I don't think there is a lot to be gained from discussing this issue with your friend, just reserve her for girly gossips and shopping and keep the conversation child-lite.
Ags- that is the point I was trying to make- I do not expect my friend to be interested per se in my kids, as she chose not to have kids herself, but as she is a very close friend, i would have expected her to be interested in me and my life overall- and that includes the trials and tribulations of my kids. I'm talking of the ordinary every day stuff that even neighbours ask- have they passed their GCSEs, A levels, degree etc etc!!! If I didn't tell her, I don't think she would think to ask.
Whereas another close friend who has 3 kids asks about them all the time and me about hers.

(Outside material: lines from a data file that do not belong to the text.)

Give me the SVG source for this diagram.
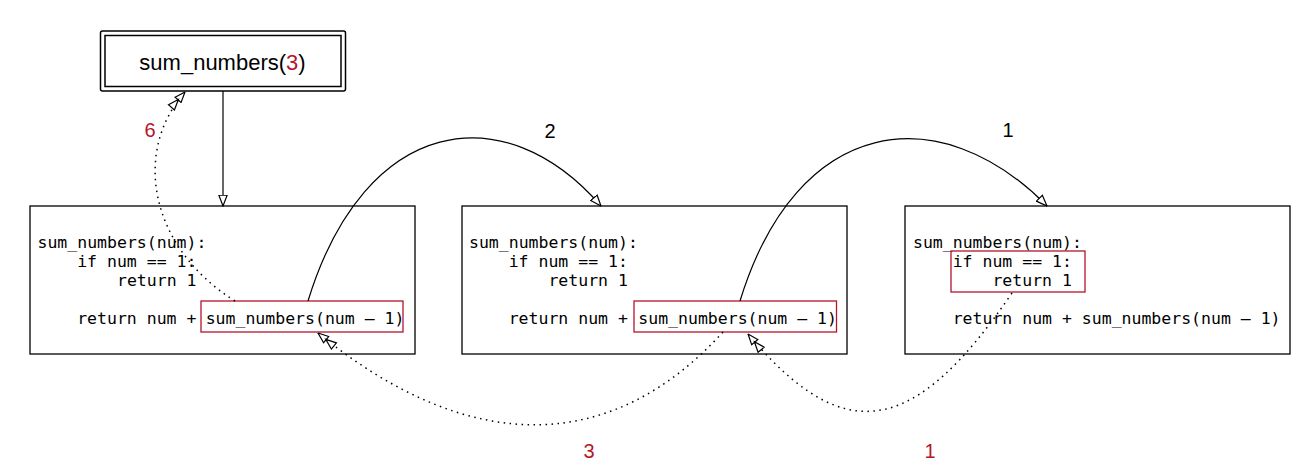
<svg xmlns="http://www.w3.org/2000/svg" width="1298" height="464" viewBox="0 0 1298 464">
<style>
.box{fill:#fff;stroke:#000;stroke-width:1.3}
.hl{fill:none;stroke:#b5152b;stroke-width:1.3}
.code{font-family:"DejaVu Sans Mono",monospace;font-size:16.5px;fill:#000}
.lbl{font-family:"Liberation Sans",Arial,sans-serif;font-size:20px;fill:#000;text-anchor:middle}
.red{fill:#b5152b}
.call{fill:none;stroke:#000;stroke-width:1.2}
.ret{fill:none;stroke:#000;stroke-width:1.5;stroke-dasharray:1.5 4.5}
</style>
<defs>
<marker id="open" viewBox="0 0 12 10" refX="11.5" refY="5" markerWidth="12" markerHeight="10" markerUnits="userSpaceOnUse" orient="auto">
<path d="M0.6,0.8 L11.5,5 L0.6,9.2 Z" fill="#fff" stroke="#000" stroke-width="1.2"/>
</marker>
<marker id="dbl" viewBox="0 0 22 10" refX="21.5" refY="5" markerWidth="22" markerHeight="10" markerUnits="userSpaceOnUse" orient="auto">
<path d="M1,1 L11.5,5 L1,9 Z M11,1 L21.5,5 L11,9 Z" fill="#fff" stroke="#000" stroke-width="1.2"/>
</marker>
</defs>
<rect width="1298" height="464" fill="#fff"/>

<g id="start">
<rect x="100.5" y="31" width="245" height="60" rx="2" fill="#fff" stroke="#000" stroke-width="1.5"/>
<rect x="105" y="35.5" width="236" height="51" fill="none" stroke="#000" stroke-width="1.5"/>
<text x="222.5" y="70" font-family="'Liberation Sans',Arial,sans-serif" font-size="22" text-anchor="middle">sum_numbers(<tspan class="red">3</tspan>)</text>
</g>

<g id="call1">
<rect class="box" x="30" y="206" width="385" height="148"/>
<text class="code" x="37.5" y="247.5">sum_numbers(num):</text>
<text class="code" x="77.2" y="266.7">if num == 1:</text>
<text class="code" x="117" y="285.9">return 1</text>
<text class="code" x="77.2" y="324.3">return num +</text>
<rect class="hl" x="201" y="301" width="202" height="31"/>
<text class="code" x="205.7" y="324.3">sum_numbers(num – 1)</text>
</g>

<g id="call2">
<rect class="box" x="462" y="206" width="385" height="148"/>
<text class="code" x="469" y="247.5">sum_numbers(num):</text>
<text class="code" x="508.7" y="266.7">if num == 1:</text>
<text class="code" x="548.4" y="285.9">return 1</text>
<text class="code" x="508.7" y="324.3">return num +</text>
<rect class="hl" x="634" y="301" width="202.5" height="31"/>
<text class="code" x="638.3" y="324.3">sum_numbers(num – 1)</text>
</g>

<g id="call3">
<rect class="box" x="905" y="206" width="385" height="148"/>
<text class="code" x="913" y="247.5">sum_numbers(num):</text>
<rect class="hl" x="951" y="251" width="134" height="41"/>
<text class="code" x="952.7" y="266.7">if num == 1:</text>
<text class="code" x="992.4" y="285.9">return 1</text>
<text class="code" x="952.7" y="324.3">return num + sum_numbers(num – 1)</text>
</g>

<g id="connectors">
<path class="call" d="M223,91 L223,206" marker-end="url(#open)"/>
<path class="call" d="M308,301 C365,115 505,95 601,206" marker-end="url(#open)"/>
<path class="call" d="M740,301 C797,115 940,97 1047,206" marker-end="url(#open)"/>
<path class="ret" d="M723,332 C615,451 474,460 318,333" marker-end="url(#dbl)"/>
<path class="ret" d="M1012,293 C915,435 845,450 748,334" marker-end="url(#dbl)"/>
<path class="ret" d="M235,301 C150,248 132,152 185,92" marker-end="url(#dbl)"/>
</g>

<g id="labels">
<text class="lbl" x="550" y="138">2</text>
<text class="lbl" x="1008" y="137">1</text>
<text class="lbl red" x="150" y="137">6</text>
<text class="lbl red" x="589" y="458">3</text>
<text class="lbl red" x="930" y="458">1</text>
</g>
</svg>
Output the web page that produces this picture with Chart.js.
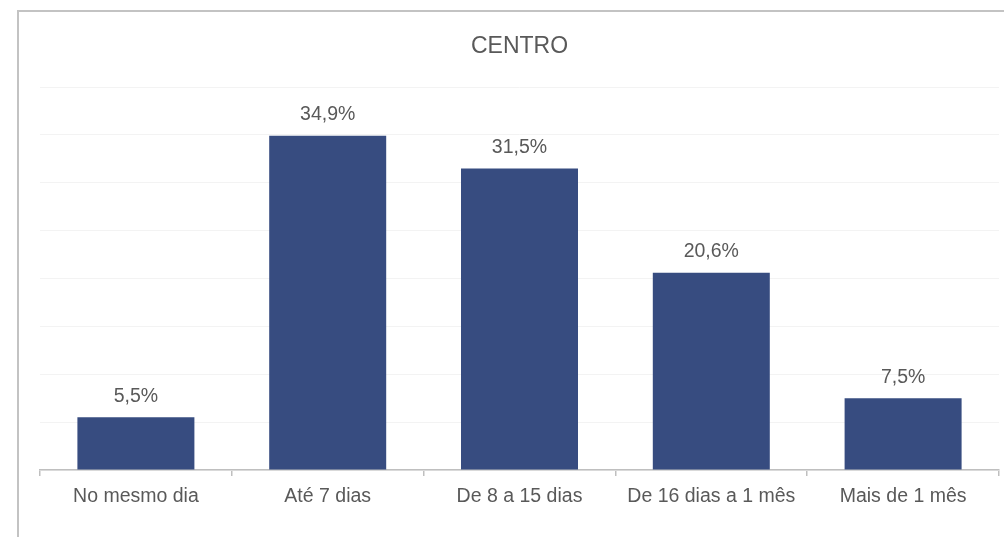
<!DOCTYPE html>
<html>
<head>
<meta charset="utf-8">
<script src="https://cdn.jsdelivr.net/npm/chart.js@4"></script>
<style>
  html, body { margin: 0; padding: 0; background: #fff; overflow: hidden; }
  #frame { position: absolute; left: 17px; top: 10px; width: 1100px; height: 600px;
           border-left: 2px solid #c3c3c3; border-top: 2px solid #c3c3c3; }
  #wrap { position: absolute; left: 0; top: 0; width: 1004px; height: 537px; }
</style>
</head>
<body>
<div id="frame"></div>
<div id="wrap"><canvas id="myChart"></canvas></div>
<script>
'use strict';
// values (percent)
let categories = ['No mesmo dia', 'Até 7 dias', 'De 8 a 15 dias', 'De 16 dias a 1 mês', 'Mais de 1 mês'];
let values = [5.5, 34.9, 31.5, 20.6, 7.5];
let chartTitle = 'CENTRO';
let fontName = '"Liberation Sans", Arial, sans-serif';
let textColor = '#595959';

// draws the "34,9%" labels over each bar
let barLabels = {
    id: 'barLabels',
    afterDatasetsDraw(chart) {
        let ctx = chart.ctx;
        let meta = chart.getDatasetMeta(0);
        ctx.save();
        ctx.font = '19.5px ' + fontName;
        ctx.fillStyle = textColor;
        ctx.textAlign = 'center';
        ctx.textBaseline = 'middle';
        meta.data.forEach(function (bar, i) {
            let txt = values[i].toFixed(1).replace('.', ',') + '%';
            ctx.fillText(txt, bar.x, bar.y - 21);
        });
        ctx.restore();
    }
};

let ctx = document.getElementById('myChart').getContext('2d');
let myChart = new Chart(ctx, {
    type: 'bar',
    data: {
        labels: categories,
        datasets: [{
            data: values,
            backgroundColor: '#374C80',
            borderWidth: 0,
            categoryPercentage: 1,
            barPercentage: 0.61
        }]
    },
    plugins: [barLabels],
    options: {
        responsive: true,
        maintainAspectRatio: false,
        animation: false,
        layout: { padding: { left: 40, right: 5, top: 0, bottom: 0 } },
        plugins: {
            legend: { display: false },
            tooltip: { enabled: false },
            title: {
                display: true,
                text: chartTitle,
                color: textColor,
                font: { family: fontName, size: 23, weight: 'normal' },
                padding: { top: 33, bottom: 26.4 }
            }
        },
        scales: {
            x: {
                offset: true,
                grid: { offset: true, drawOnChartArea: false, drawTicks: true, tickLength: 6, color: '#bfbfbf', lineWidth: 1.5 },
                border: { color: '#bfbfbf', width: 1.5 },
                ticks: { color: textColor, font: { family: fontName, size: 19.5 }, padding: 9, maxRotation: 0 },
                afterFit(axis) { axis.height = 537 - 470; }
            },
            y: {
                min: 0,
                max: 40,
                ticks: { display: false, stepSize: 5 },
                grid: { color: '#f3f3f3', drawTicks: false, lineWidth: 1 },
                border: { display: false },
                afterFit(axis) { axis.width = 0; }
            }
        }
    }
});
</script>
</body>
</html>
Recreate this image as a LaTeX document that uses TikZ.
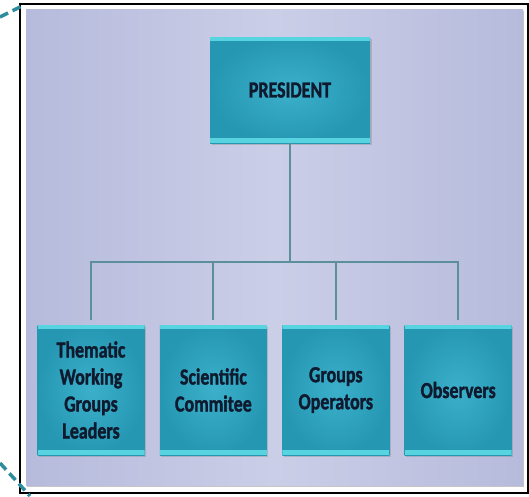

Two of my closest friends have kids (I'm in my twenties so when I was younger it was less likely that my friends would have kids) and I've been pretty involved all along. I don't mean I'm babysitting all the time but will do when asked, go to birthday parties, will talk about the trials and tribulations if required, and absolutely adore their kids. I'm happy to see them with the kids or without. I think some people just find children boring TBH, I never have!
I had a best friend. we had been friends since we were about 11, anyway, I had a child, she came to see him the day we brought him home and even babysat 1 night, but she was just unbelievably mean and selfish. She'd ring me and ask how I was or what I was doing and the minte I mentioned ds, she'd say, well that's not what I called about so anyway........
Then she'd refuse to come to my house if all I would do was talk about my newborn and even when we planned to meet for coffee, I'd get a mouthful if I was so much as 5 minutes lkate.
I really do think that those without children just don't nderstand (although I have friends that are great with it all). In the end, I told my friend that she was a selfish cow and to fuck off. I cannot and willnot be friends with someone who does not like my children.